Heat affects employees physically and mentally as they have to actively keep themselves cool and preserve through their workday. And it’s not just workers who are based outdoors. Many production employees suffer from heat illnesses, such as heat stroke or heat stress.
It’s critical to know how to prevent heat illnesses while you’re on the job, and there are a few simple ways to do that every day this summer.
The first, and most important, tip is to stay cool. Most employees don’t even recognize when they are starting to get overheated in the workplace, so staying cool is essential for preventing heat rash, dehydration, heat exhaustion and heatstroke.
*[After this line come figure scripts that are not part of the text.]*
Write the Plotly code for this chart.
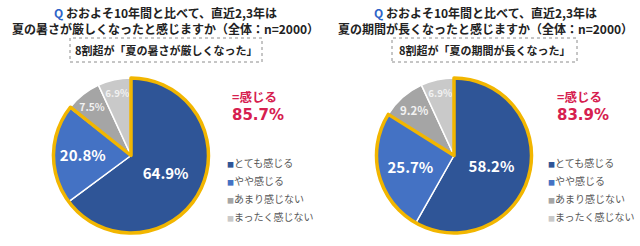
import plotly.graph_objects as go

labels = ["とても感じる", "やや感じる", "あまり感じない", "まったく感じない"]
heat_values = [64.9, 20.8, 7.5, 6.9]
summer_values = [58.2, 25.7, 9.2, 6.9]
colors = ["#2F5597", "#4472C4", "#A5A5A5", "#C9C9C9"]

q_left = ("<span style='color:#2E64C8'>Q</span> おおよそ10年間と比べて、直近2,3年は<br>"
          "夏の暑さが厳しくなったと感じますか（全体：n=2000）")
q_right = ("<span style='color:#2E64C8'>Q</span> おおよそ10年間と比べて、直近2,3年は<br>"
           "夏の期間が長くなったと感じますか（全体：n=2000）")
box_left = "8割超が「夏の暑さが厳しくなった」"
box_right = "8割超が「夏の期間が長くなった」"

W, H = 640, 246
FONT = "Noto Sans CJK JP"
GOLD = "#F2B600"
RED = "#D6204F"

fig = go.Figure()

def add_pie(values, x0, x1):
    dom = dict(x=[x0 / W, x1 / W], y=[1 - 233 / H, 1 - 78 / H])
    fig.add_trace(go.Pie(
        labels=labels, values=values, sort=False, direction="clockwise", rotation=0,
        marker=dict(colors=colors, line=dict(color="white", width=1.5)),
        texttemplate="%{value:.1f}%", textposition="inside",
        insidetextorientation="horizontal",
        textfont=dict(family=FONT, color=["white", "white", "#F2F2F2", "#F2F2F2"],
                      size=[15, 15, 11.5, 11.5], weight="bold"),
        domain=dom, showlegend=False, hoverinfo="skip",
    ))
    pos = values[0] + values[1]
    fig.add_trace(go.Pie(
        labels=["感じる", "感じない"], values=[pos, 100 - pos], sort=False,
        direction="clockwise", rotation=0,
        marker=dict(colors=["rgba(0,0,0,0)", "rgba(0,0,0,0)"],
                    line=dict(color=[GOLD, "rgba(0,0,0,0)"], width=[3.5, 0])),
        textinfo="none", showlegend=False, domain=dom, hoverinfo="skip",
    ))
    return pos

pos_l = add_pie(heat_values, 52, 210)
pos_r = add_pie(summer_values, 375, 533)

fig.update_layout(
    width=W, height=H, margin=dict(l=0, r=0, t=0, b=0),
    paper_bgcolor="white", plot_bgcolor="white", showlegend=False,
)

def header(cx, qtext, btext, bx0, bx1, rx, pos, lx):
    fig.add_annotation(x=cx / W, y=1 - 20 / H, xref="paper", yref="paper",
                       xanchor="center", yanchor="middle", borderpad=0,
                       text=qtext, showarrow=False, align="center",
                       font=dict(family=FONT, size=12, color="#222222", weight="bold"))
    fig.add_shape(type="rect", xref="paper", yref="paper",
                  x0=bx0 / W, x1=bx1 / W, y0=1 - 62 / H, y1=1 - 38 / H,
                  line=dict(color="#8C8C8C", width=1, dash="dot"))
    fig.add_annotation(x=(bx0 + bx1) / 2 / W, y=1 - 50 / H, xref="paper", yref="paper",
                       xanchor="center", yanchor="middle", borderpad=0,
                       text=btext, showarrow=False,
                       font=dict(family=FONT, size=11, color="#222222", weight="bold"))
    fig.add_annotation(x=rx / W, y=1 - 96.5 / H, xref="paper", yref="paper",
                       xanchor="left", yanchor="middle", borderpad=0,
                       text="=感じる", showarrow=False,
                       font=dict(family=FONT, size=12.5, color=RED, weight="bold"))
    fig.add_annotation(x=rx / W, y=1 - 115 / H, xref="paper", yref="paper",
                       xanchor="left", yanchor="middle", borderpad=0,
                       text=f"{pos:.1f}%", showarrow=False,
                       font=dict(family="DejaVu Sans", size=15, color=RED, weight="bold"))
    for i, (lab, col) in enumerate(zip(labels, colors)):
        fig.add_annotation(x=lx / W, y=1 - (162 + 18.3 * i) / H, xref="paper", yref="paper",
                           xanchor="left", yanchor="middle", showarrow=False, borderpad=0,
                           text=f"<span style='color:{col};font-size:7px'>■</span>{lab}",
                           font=dict(family=FONT, size=10, color="#595959"))

header(165, q_left, box_left, 70, 262, 231, pos_l, 226)
header(485, q_right, box_right, 392, 577, 556, pos_r, 547)

fig.write_html("out.html")
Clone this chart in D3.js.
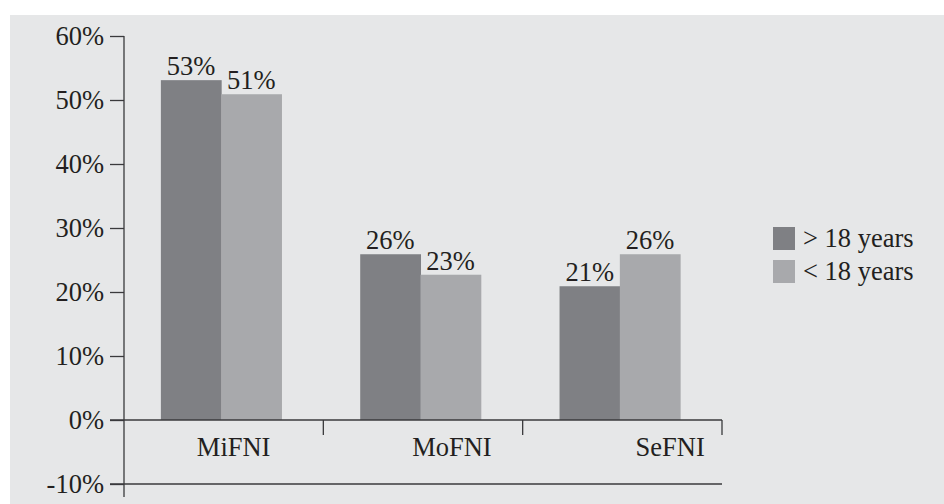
<!DOCTYPE html>
<html>
<head>
<meta charset="utf-8">
<script src="https://d3js.org/d3.v7.min.js"></script>
<style>
  body { margin: 0; background: #ffffff; }
  svg { display: block; }
  text { font-family: "Liberation Serif", "Times New Roman", serif; fill: #231f20; }
</style>
</head>
<body>
<div id="chart"></div>
<script>
// data
var categories = ["MiFNI", "MoFNI", "SeFNI"];
var seriesNames = ["> 18 years", "< 18 years"];
var olderValues = [53.1, 25.9, 20.9];   // > 18 years
var youngerValues = [50.9, 22.7, 25.9]; // < 18 years
var valueLabels = [["53%", "51%"], ["26%", "23%"], ["21%", "26%"]];
var yTicks = [-10, 0, 10, 20, 30, 40, 50, 60];

var width = 944, height = 504;
var colors = ["#7f8084", "#a8a9ac"];
var fontSize = "26.5px";

var svg = d3.select("#chart").append("svg")
  .attr("width", width).attr("height", height);

// grey panel
svg.append("rect")
  .attr("x", 10).attr("y", 15)
  .attr("width", width - 10).attr("height", height - 15)
  .attr("fill", "#e6e7e8");

// scales
var y = d3.scaleLinear().domain([-10, 60]).range([484, 36]);
var x0 = d3.scaleBand().domain(categories).range([124, 722]).padding(0);
var bw = x0.bandwidth();
var x1 = d3.scaleBand().domain(seriesNames).range([bw * 0.185, bw * 0.79]).padding(0);

var rows = categories.map(function(c, i) {
  return { cat: c, i: i, vals: [olderValues[i], youngerValues[i]] };
});

function barData(d) {
  return d.vals.map(function(v, k) {
    return { s: seriesNames[k], k: k, v: v, label: valueLabels[d.i][k] };
  });
}

// bars
var groups = svg.selectAll(".grp")
  .data(rows).enter().append("g")
  .attr("class", "grp")
  .attr("transform", function(d) { return "translate(" + x0(d.cat) + ",0)"; });

groups.selectAll("rect")
  .data(barData)
  .enter().append("rect")
  .attr("x", function(d) { return x1(d.s); })
  .attr("width", x1.bandwidth() + 0.5)
  .attr("y", function(d) { return y(d.v); })
  .attr("height", function(d) { return y(0) - y(d.v); })
  .attr("fill", function(d) { return colors[d.k]; });

groups.selectAll(".vlab")
  .data(barData)
  .enter().append("text")
  .attr("class", "vlab")
  .attr("x", function(d) { return x1(d.s) + x1.bandwidth() / 2; })
  .attr("y", function(d) { return y(d.v) - 5; })
  .attr("text-anchor", "middle")
  .style("font-size", fontSize)
  .text(function(d) { return d.label; });

// y axis
var yAxis = d3.axisLeft(y)
  .tickValues(yTicks)
  .tickSize(14)
  .tickPadding(6)
  .tickFormat(function(d) { return d + "%"; });

var gy = svg.append("g")
  .attr("transform", "translate(124,0)")
  .call(yAxis)
  .attr("font-size", null)
  .attr("font-family", null);
gy.select(".domain").remove();
gy.selectAll("line").attr("stroke", "#3a3a3c").attr("stroke-width", 1.3);
gy.selectAll("text")
  .style("font-size", fontSize)
  .attr("fill", "#231f20")
  .attr("dy", "0.33em");

svg.append("line")
  .attr("x1", 124).attr("x2", 124)
  .attr("y1", y(60)).attr("y2", y(-10) + 13)
  .attr("stroke", "#3a3a3c").attr("stroke-width", 1.3);

// horizontal axis lines at 0% and -10%
[0, -10].forEach(function(v) {
  svg.append("line")
    .attr("x1", 110).attr("x2", x0.range()[1])
    .attr("y1", y(v)).attr("y2", y(v))
    .attr("stroke", "#3a3a3c").attr("stroke-width", 1.3);
});

// category ticks
svg.selectAll(".ctick")
  .data(categories).enter().append("line")
  .attr("class", "ctick")
  .attr("x1", function(d) { return x0(d) + bw; })
  .attr("x2", function(d) { return x0(d) + bw; })
  .attr("y1", y(0)).attr("y2", y(0) + 15)
  .attr("stroke", "#3a3a3c").attr("stroke-width", 1.3);

// category labels (drift rightwards like the original)
var labelPos = d3.scaleLinear().domain([0, categories.length - 1]).range([0.55, 0.74]);
svg.selectAll(".clab")
  .data(categories).enter().append("text")
  .attr("class", "clab")
  .attr("x", function(d, i) { return x0(d) + bw * labelPos(i); })
  .attr("y", y(0) + 36)
  .attr("text-anchor", "middle")
  .style("font-size", fontSize)
  .text(function(d) { return d; });

// legend
var legend = svg.selectAll(".leg")
  .data(seriesNames).enter().append("g")
  .attr("class", "leg")
  .attr("transform", function(d, i) { return "translate(773," + (227 + i * 33) + ")"; });
legend.append("rect")
  .attr("width", 22).attr("height", 23)
  .attr("fill", function(d, i) { return colors[i]; });
legend.append("text")
  .attr("x", 30).attr("y", 20)
  .style("font-size", fontSize)
  .text(function(d) { return d; });
</script>
</body>
</html>
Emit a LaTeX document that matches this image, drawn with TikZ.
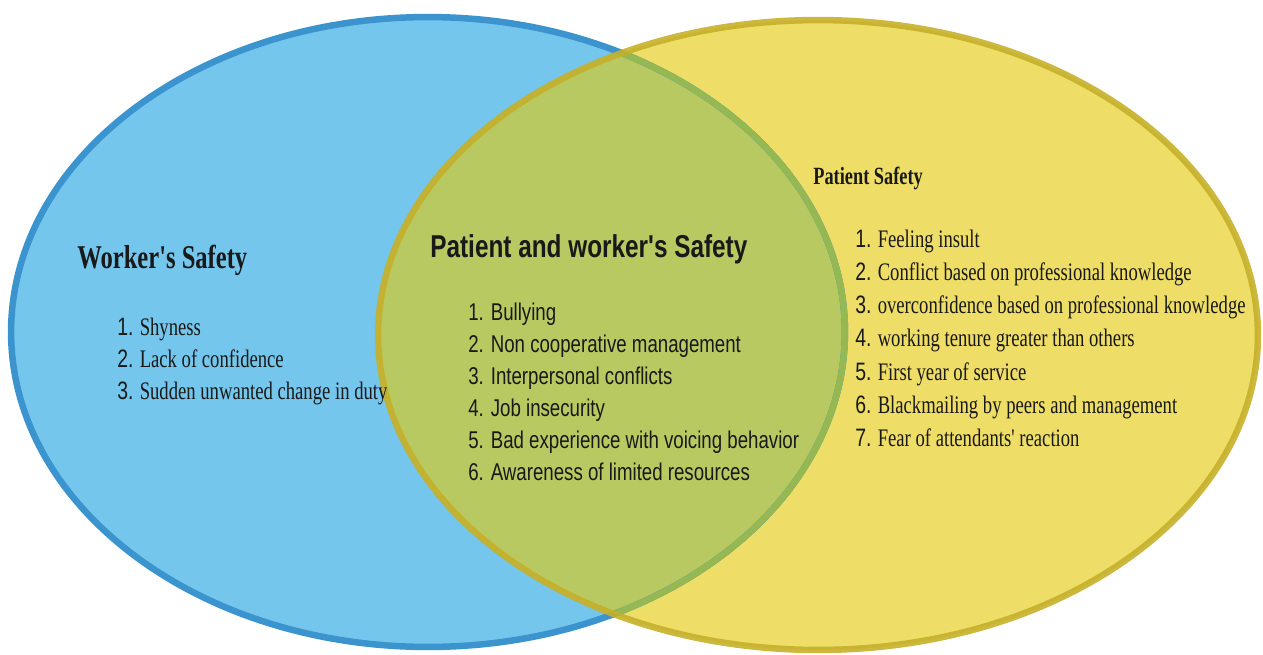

Some easy ways to keep cool is to:
- Take frequent breaks in cool or shaded areas
- Drink plenty of fluids, including water or liquids with electrolytes
- Use a cold compress to cool down after extreme heat exhaustion
Monitor your workload
While most warehouse employees need to stay on a strict schedule, it’s critical to not overwork yourself. It may end with you fainting or suffering from a heat-related illness, so your best strategy is to monitor your workload. Do not push yourself to lift or exert too much effort under extreme heat conditions. Your workplace should also allow you to take more frequent breaks for rest and water during heat waves or extreme conditions.
This tip relies mostly on supervisors and company leaders to educate workers about how to address extreme heat on the warehouse floor. They should include how to spot heat-related illnesses and treat them until medical professionals arrive.
Also, there needs to be further communication about how to enact an emergency plan in the case of a heat-related issue.
Employees should ask their employers about the policies already set up for workers’ injuries and how they plan to address heat-related illnesses as they arise in the summer months.